Ownership of Bitcoin
Ownership of bitcoin is established through digital keys, bitcoin addresses, and digital signatures. The digital keys are not actually stored in the network but are instead created and stored by end-users in a file or simple database called a wallet. The digital keys in a user’s wallet are completely independent of the bitcoin protocol and can be generated and managed by the user’s wallet software without reference to the blockchain or access to the Internet. Keys enable many of the interesting properties of bitcoin, including decentralized trust and control, ownership attestation, and the cryptographic-proof security model.
Bitcoin Transaction and Key Control
Every bitcoin transaction requires a valid signature to be included in the blockchain, which can only be generated with valid digital keys. Therefore, anyone with a copy of those keys has control of the bitcoin in that account. Keys come in pairs consisting of a private (secret) and public key. Think of the public key as similar to a bank account number and the private key as similar to the secret PIN number or signature on a cheque that provides control over the account. These digital keys are very rarely seen by the users of bitcoin. For the most part, they are stored inside the wallet file and managed by the bitcoin wallet software.
Bitcoin Address Representation
In the payment portion of a bitcoin transaction, the recipient’s public key is represented by its digital fingerprint, called a bitcoin address, which is used in the same way as the beneficiary name on a cheque (i.e., “Pay to the order of”). In most cases, a bitcoin address is generated from and corresponds to a public key. However, not all bitcoin addresses represent public keys; they can also represent other beneficiaries such as scripts, as we will see later in this chapter. This way, bitcoin addresses abstract the recipient of funds, making transaction destinations flexible, similar to paper cheques: a single payment instrument that can be used to pay into people’s accounts, company accounts, pay for bills, or pay to cash. The bitcoin address is the only representation of the keys that users will routinely see, as this is the part they need to share with the world.
Introduction to Wallets and Keys
In this chapter, we will introduce wallets, which contain cryptographic keys. We will look at how keys are generated, stored, and managed. We will review the various encoding formats used to represent private and public keys, addresses, and script addresses. Finally, we will look at special uses of keys: to sign messages, to prove ownership, and to create vanity addresses and paper wallets.
Public Key Cryptography and Cryptocurrency
Public key cryptography was invented in the 1970s and is a mathematical foundation for computer and information security. Since the invention of public key cryptography, several suitable mathematical functions, such as prime number exponentiation and elliptic curve multiplication, have been discovered. These mathematical functions are practically irreversible, meaning that they are easy to calculate in one direction and infeasible to calculate in the opposite direction. Based on these mathematical functions, cryptography enables the creation of digital secrets and unforgeable digital signatures. Bitcoin uses elliptic curve multiplication as the basis for its public key cryptography.

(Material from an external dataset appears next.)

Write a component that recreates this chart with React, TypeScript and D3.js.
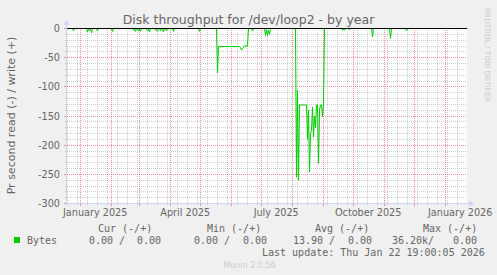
import React from 'react';
import * as d3 from 'd3';

const W = 497;
const H = 275;
const DAY = 86400000;
const END = Date.UTC(2026, 0, 22, 19, 0, 5);
const START = END - 400 * DAY;

const title = 'Disk throughput for /dev/loop2 - by year';
const yAxisLabel = 'Pr second read (-) / write (+)';
const yTicks = [0, -50, -100, -150, -200, -250, -300];
const yMinorStep = 10;
const xLabelText = ['January 2025', 'April 2025', 'July 2025', 'October 2025', 'January 2026'];
const xLabelYear = [2025, 2025, 2025, 2025, 2026];
const xLabelMonth = [0, 3, 6, 9, 0];

// read series (negative = read), days since start of the graph window
const readDay = [
  0, 5, 6, 7,
  19, 20, 21, 22, 23, 24, 25,
  29, 30, 31,
  44, 45, 46,
  65, 66, 67, 68, 69, 70, 71, 72, 73, 74,
  79, 80, 81, 82, 83,
  87, 88, 89, 90, 91, 92, 93, 94, 95, 96, 97, 98, 99, 100,
  105, 106, 107,
  131, 132, 133,
  149, 150, 151, 172, 173, 174, 175, 176, 177, 180, 181,
  184, 185, 186, 187,
  197, 198, 199, 200, 201, 202, 203,
  228, 229, 230, 231, 232, 238, 239, 240, 241, 242, 243, 244, 245, 246, 247, 248, 249, 250, 251, 252, 253, 254, 255, 256, 257,
  274, 275, 276, 277, 278,
  281, 282, 283,
  304, 305, 306,
  322, 323, 324,
  337, 338, 339, 340, 341,
  400,
];
const readValue = [
  0, 0, -4, 0,
  0, -6, -1, -3, -1, -7, 0,
  0, -4, 0,
  0, -5, 0,
  0, -3, -1, -5, 0, -1, -4, -1, -5, 0,
  0, -4, -1, -6, 0,
  0, -3, -1, -5, 0, 0, -4, 0, -1, -6, 0, -1, -4, 0,
  0, -5, 0,
  0, -5, 0,
  0, -76, -31, -31, -33, -37, -34, -33, -30, -30, 0,
  0, -4, -2, 0,
  0, -12, -2, -12, -3, -10, 0,
  0, -255, -106, -260, -131, -131, -131, -190, -140, -246, -180, -175, -135, -186, -150, -170, -131, -131, -231, -140, -131, -131, -151, -131, 0,
  0, -3, -1, -3, 0,
  0, -2, 0,
  0, -14, 0,
  0, -17, 0,
  0, -2, -3, -2, 0,
  0,
];

const legendHeaders = ['Cur (-/+)', 'Min (-/+)', 'Avg (-/+)', 'Max (-/+)'];
const legendRead = ['0.00 /', '0.00 /', '13.90 /', '36.20k/'];
const legendWrite = ['0.00', '0.00', '0.00', '0.00'];
const seriesName = 'Bytes';
const lastUpdate = 'Last update: Thu Jan 22 19:00:05 2026';
const version = 'Munin 2.0.56';
const watermark = 'RRDTOOL / TOBI OETIKER';

const PL = 67, PR = 467, PT = 28, PB = 203;
const SANS = '"DejaVu Sans", sans-serif';
const MONO = '"DejaVu Sans Mono", monospace';
const FONT = '#666666';
const GRID = 'rgba(143,143,143,0.42)';
const MGRID = 'rgba(222,79,79,0.6)';

export default function App() {
  const x = d3.scaleUtc().domain([new Date(START), new Date(END)]).range([PL, PR]);
  const y = d3.scaleLinear().domain([0, -300]).range([PT, PB]);
  const px = (v: number) => Math.round(v) + 0.5;

  const months = d3.utcMonth.range(new Date(START), new Date(END));
  const minorX: number[] = [];
  for (let t = d3.utcDay.ceil(new Date(START)).getTime(); t < END; t += 10 * DAY) minorX.push(t);
  const minorY: number[] = [];
  for (let v = 0; v >= -300; v -= yMinorStep) if (!yTicks.includes(v)) minorY.push(v);

  const pts: [number, number][] = readDay.map((d, i) => [d, readValue[i]]);
  const line = d3
    .line<[number, number]>()
    .x((d) => x(new Date(START + d[0] * DAY)) + 0.5)
    .y((d) => y(d[1]) + 0.5);

  const colHeadX = [98, 207, 315, 423];
  const colReadX = [89, 194, 293, 392];
  const colWriteEnd = [161, 267, 372, 477];
  const crisp = { shapeRendering: 'crispEdges' as const };

  return (
    <svg width={W} height={H} style={{ display: 'block', position: 'absolute', left: 0, top: 0 }}>
      <rect x={0} y={0} width={W} height={H} fill="#f0f0f0" />
      <rect x={PL} y={PT} width={PR - PL} height={PB - PT} fill="#ffffff" />
      {/* minor grid */}
      {minorY.map((v) => (
        <g key={'my' + v} {...crisp}>
          <line x1={PL} x2={PR} y1={px(y(v))} y2={px(y(v))} stroke={GRID} strokeDasharray="1,1" />
          <line x1={PL - 2} x2={PL} y1={px(y(v))} y2={px(y(v))} stroke={GRID} />
        </g>
      ))}
      {minorX.map((t) => (
        <g key={'mx' + t} {...crisp}>
          <line x1={px(x(new Date(t)))} x2={px(x(new Date(t)))} y1={PT} y2={PB} stroke={GRID} strokeDasharray="1,1" />
          <line x1={px(x(new Date(t)))} x2={px(x(new Date(t)))} y1={PB} y2={PB + 2} stroke={GRID} />
        </g>
      ))}
      {/* major grid */}
      {yTicks.map((v) => (
        <g key={'Y' + v}>
          <line x1={PL} x2={PR} y1={px(y(v))} y2={px(y(v))} stroke={MGRID} strokeDasharray="1,1" {...crisp} />
          <line x1={PL - 3} x2={PL} y1={px(y(v))} y2={px(y(v))} stroke={MGRID} {...crisp} />
          <text x={60} y={y(v) + 4} textAnchor="end" fontFamily={SANS} fontSize={9.7} fill={FONT}>
            {v}
          </text>
        </g>
      ))}
      {months.map((m) => (
        <g key={'M' + m.getTime()} {...crisp}>
          <line x1={px(x(m))} x2={px(x(m))} y1={PT} y2={PB} stroke={MGRID} strokeDasharray="1,1" />
          <line x1={px(x(m))} x2={px(x(m))} y1={PB} y2={PB + 3} stroke={MGRID} />
        </g>
      ))}
      {xLabelText.map((s, i) => (
        <text
          key={s}
          x={x(new Date(Date.UTC(xLabelYear[i], xLabelMonth[i], 1) + 15 * DAY))}
          y={216}
          textAnchor="middle"
          fontFamily={SANS}
          fontSize={9.7}
          fill={FONT}
        >
          {s}
        </text>
      ))}
      {/* data */}
      <path d={line(pts) || ''} fill="none" stroke="#00cc00" strokeWidth={1} />
      <line x1={PL} x2={PR} y1={px(y(0))} y2={px(y(0))} stroke="#000000" strokeWidth={1} {...crisp} />
      {/* axes */}
      <line x1={PL - 0.5} x2={PL - 0.5} y1={PB + 1} y2={PT - 4} stroke="#cfd6f8" {...crisp} />
      <path d={`M${PL - 3.5},${PT - 3} L${PL - 0.5},${PT - 8} L${PL + 2.5},${PT - 3} Z`} fill="#cfd6f8" />
      <line x1={PL - 1} x2={PR + 3} y1={PB + 0.5} y2={PB + 0.5} stroke="#cfd6f8" {...crisp} />
      <path d={`M${PR + 2},${PB - 2.5} L${PR + 7},${PB + 0.5} L${PR + 2},${PB + 3.5} Z`} fill="#cfd6f8" />
      {/* titles */}
      <text x={248.5} y={24} textAnchor="middle" fontFamily={SANS} fontSize={12.5} fill={FONT}>
        {title}
      </text>
      <text
        transform={`translate(15,${(PT + PB) / 2}) rotate(-90)`}
        textAnchor="middle"
        fontFamily={SANS}
        fontSize={11}
        fill={FONT}
      >
        {yAxisLabel}
      </text>
      <text
        transform={`translate(485,8) rotate(90)`}
        textAnchor="start"
        fontFamily={SANS}
        fontSize={7.3}
        fill="#cccccc"
      >
        {watermark}
      </text>
      {/* legend */}
      {legendHeaders.map((h, i) => (
        <text key={h} x={colHeadX[i]} y={231.5} fontFamily={MONO} fontSize={10} fill={FONT} style={{ whiteSpace: 'pre' }}>
          {h}
        </text>
      ))}
      <rect x={14} y={237} width={6} height={6} fill="#00cc00" />
      <text x={27} y={243.5} fontFamily={MONO} fontSize={10} fill={FONT}>
        {seriesName}
      </text>
      {legendRead.map((s, i) => (
        <text key={'r' + i} x={colReadX[i]} y={243.5} fontFamily={MONO} fontSize={10} fill={FONT}>
          {s}
        </text>
      ))}
      {legendWrite.map((s, i) => (
        <text key={'w' + i} x={colWriteEnd[i]} y={243.5} textAnchor="end" fontFamily={MONO} fontSize={10} fill={FONT}>
          {s}
        </text>
      ))}
      <text x={262} y={255.5} fontFamily={MONO} fontSize={10} fill={FONT}>
        {lastUpdate}
      </text>
      <text x={249.5} y={267.5} textAnchor="middle" fontFamily={SANS} fontSize={8} fill="#cccccc">
        {version}
      </text>
    </svg>
  );
}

Key Pair and Bitcoin Transactions
In bitcoin, we use public key cryptography to create a key pair that controls access to bitcoins. The key pair consists of a private key and — derived from it — a unique public key. The public key is used to receive bitcoins, and the private key is used to sign transactions to spend those bitcoins. There is a mathematical relationship between the public and the private key that allows the private key to be used to generate signatures on messages. This signature can be validated against the public key without revealing the private key.
Information about Bitcoin Core
Bitcoin Ownership Verification
When spending bitcoins, the current bitcoin owner presents their public key and a signature (different each time but created from the same private key) in a transaction to spend those bitcoins. Through the presentation of the public key and signature, everyone in the bitcoin network can verify and accept the transaction as valid, confirming that the person transferring the bitcoins owned them at the time of the transfer.
Private and Public Keys
A bitcoin wallet contains a collection of key pairs, each consisting of a private key and a public key. The private key (k) is a number, usually picked at random. From the private key, we use elliptic curve multiplication, a one-way cryptographic function, to generate a public key (K). From the public key (K), we use a one-way cryptographic hash function to generate a bitcoin address (A). In this section, we will start with generating the private key, look at the elliptic curve math that is used to turn that into a public key, and finally, generate a bitcoin address from the public key. The relationship between private key, public key, and bitcoin address is shown below:
Private Keys
A private key is simply a number, picked at random. Ownership and control over the private key is the root of user control over all funds associated with the corresponding bitcoin address. The private key is used to create signatures that are required to spend bitcoins by proving ownership of funds used in a transaction. The private key must remain secret at all times, as revealing it to a third party is equivalent to giving them control over the bitcoins secured by that key. The private key must also be backed up and protected from accidental loss since if lost, it cannot be recovered and the funds secured by it are forever lost too.